Adam Musil scored for the host Rebels in regulation time.

Tim McGauley scored for the WHL champion Wheat Kings.

Rylan Toth made 33 saves for the win as Papirny stopped 30-of-32 shots in defeat.

"Losing out to them was tough, little cherry on top to knock them out, maybe a little pay back I guess," said Toth.

Brandon also lost 5-3 to the Huskies and was hammered by the Knights 9-1 at the tournament.

"We had much higher hopes coming to the tournament than how it played out. The three teams that played the best are the teams still playing," said Wheat Kings coach Kelly McCrimmon. "Somewhere between the (WHL finals) and Red Deer we lost our mojo."

Both teams came out strong in the first, playing some exciting hockey that kept the 7,000 fans in attendance at the Enmax Centrium engaged despite the game staying scoreless through the first 20 minutes.
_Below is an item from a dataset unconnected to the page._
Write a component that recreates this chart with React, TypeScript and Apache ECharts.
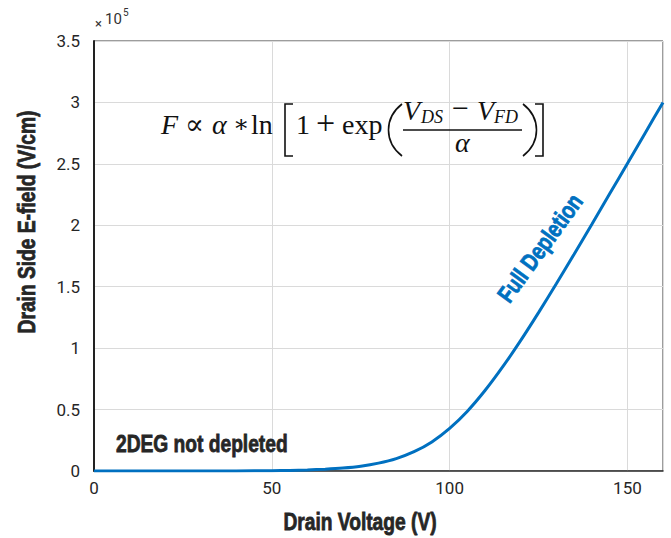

Grayson Pawlenchuk nearly scored for the home team with five minutes to play in the period but was turned away by Papirny on a breakaway. Shots were 8-7 Rebels after the first.

The second period started similar to the first and Jeffrey De Wit got the first real scoring chance four minutes in, but Papirny made another breakaway save to keep it 0-0.

Shortly after a Brandon penalty expired, McGauley broke down the wing and snapped a shot over Toth's glove to make it 1-0 with 8:34 to play in the second.

"It was a tight-checking game, not much room, much space. We got down one and our mindset was to win the game," said Rebels coach Brent Sutter. "We didn't want a situation where we lost a game but (advanced) on a goal differential."

The two teams traded some chances, but Papirny and Toth both shut the door heading into intermission. Shots were 21-18 Brandon after 40 minutes.

Toth was busy early in the third period as the Wheat Kings produced two scoring chances while playing with the man advantage, but it stayed a one-goal game.

Helewka almost tied the game seven minutes into the third, but Papirny got his right pad down.

Papirny was finally beaten with 5:05 remaining in regulation. Haydn Fleury put a shot on net that was partially blocked before Musil picked it up and put it past the Brandon netminder. Shots were 33-29 Wheat Kings heading into overtime.

"No one has short memories, we knew we were beaten in the semis by Brandon," said Sutter.

Notes: Brandon's leading scorer from the regular season Jayce Hawryluk was scratched (undisclosed). McCrimmon would not comment when asked why.